Introduced in 1935, the Kodachrome reversal process was the first successful color system employing what we know today as color development, using so-called couplers that create the dyes within a film upon photographic development. Available as a reversal material only, it entered the amateur movie market while the cinema market was only slowly moving towards Technicolor.

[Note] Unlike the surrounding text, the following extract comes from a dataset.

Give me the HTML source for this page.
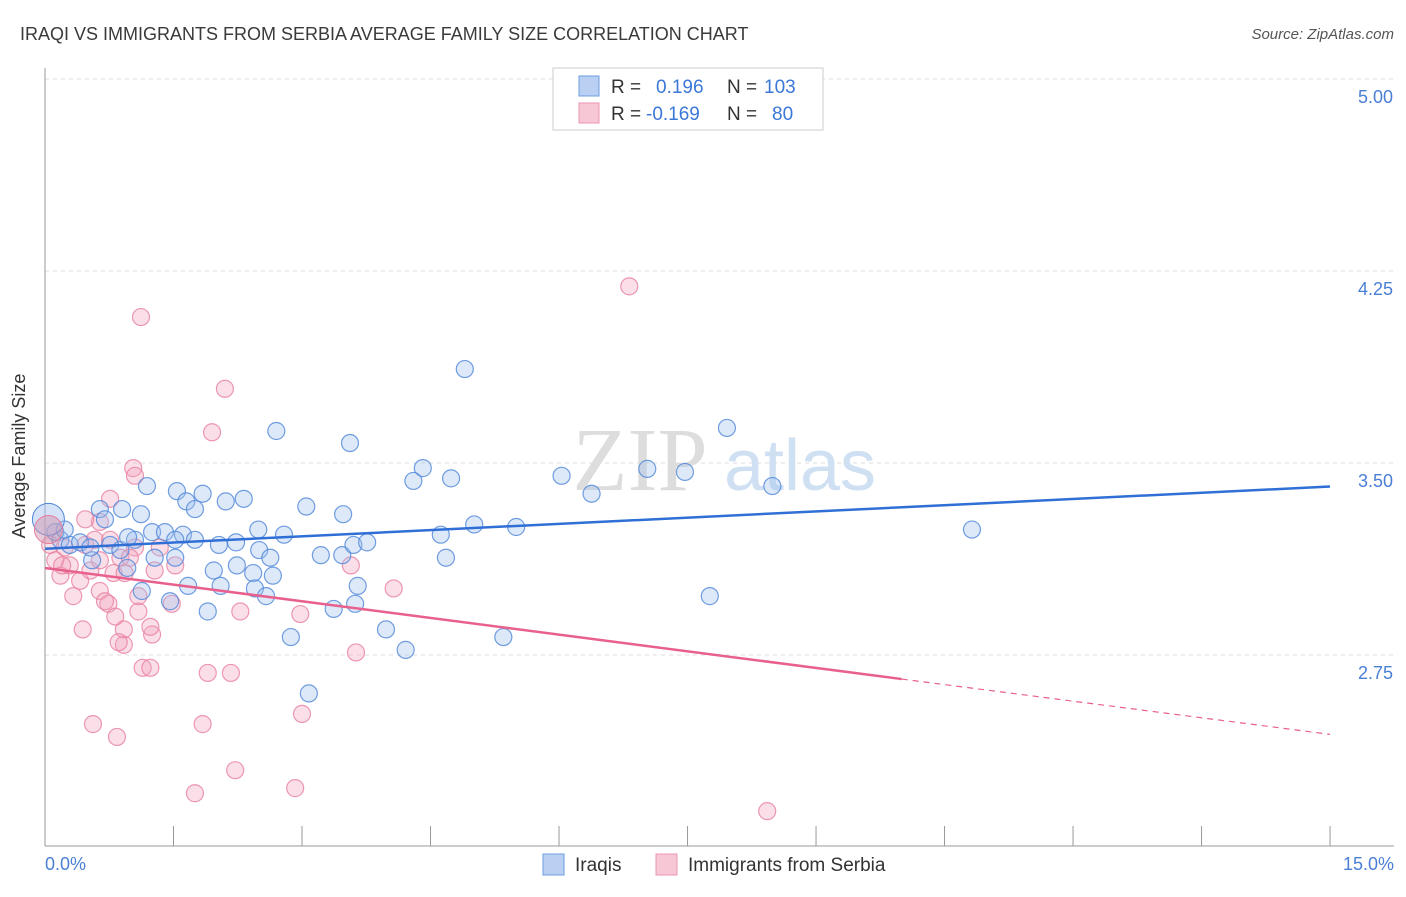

Most Kodachrome films are vibrant (even a national park, Utah’s Kodachrome Basin, has been named after the system) and quite stable, and thus home or non-theatrical movies shot in the format can provide rare historic color images such as those of the Second World War or the lives of ordinary people.

Glorious Technicolor:
 In the year of the 100th anniversary of the company that developed it through the years (“Glorious Technicolor” is actually the fourth Technicolor system, with two-color Technicolor systems No. 2 and 3 its most important predecessors, see above), Hollywood’s first enduring color system easily makes the number one spot on this list. With prints that are essentially made in a lithographic, “dye transfer” process, its vibrancy is reminiscent of the earlier, “unnatural” applied dye colors, yet it was the first system to offer full “natural” color photographic moving images. Hollywood classics like “Gone with the Wind” (1939) are unthinkable without the systems, but there were also, in their aesthetics, distinctly European and British implementations of the system, such as “The Red Shoes” (1948). Even after the bulky Technicolor camera had to succumb to the use of Eastman color negatives in conventional film cameras, Technicolor printing remained the preferred way to ensure vibrant prints even from Eastman negatives, well into the 1970s, for everything from spaghetti westerns to Hammer horror.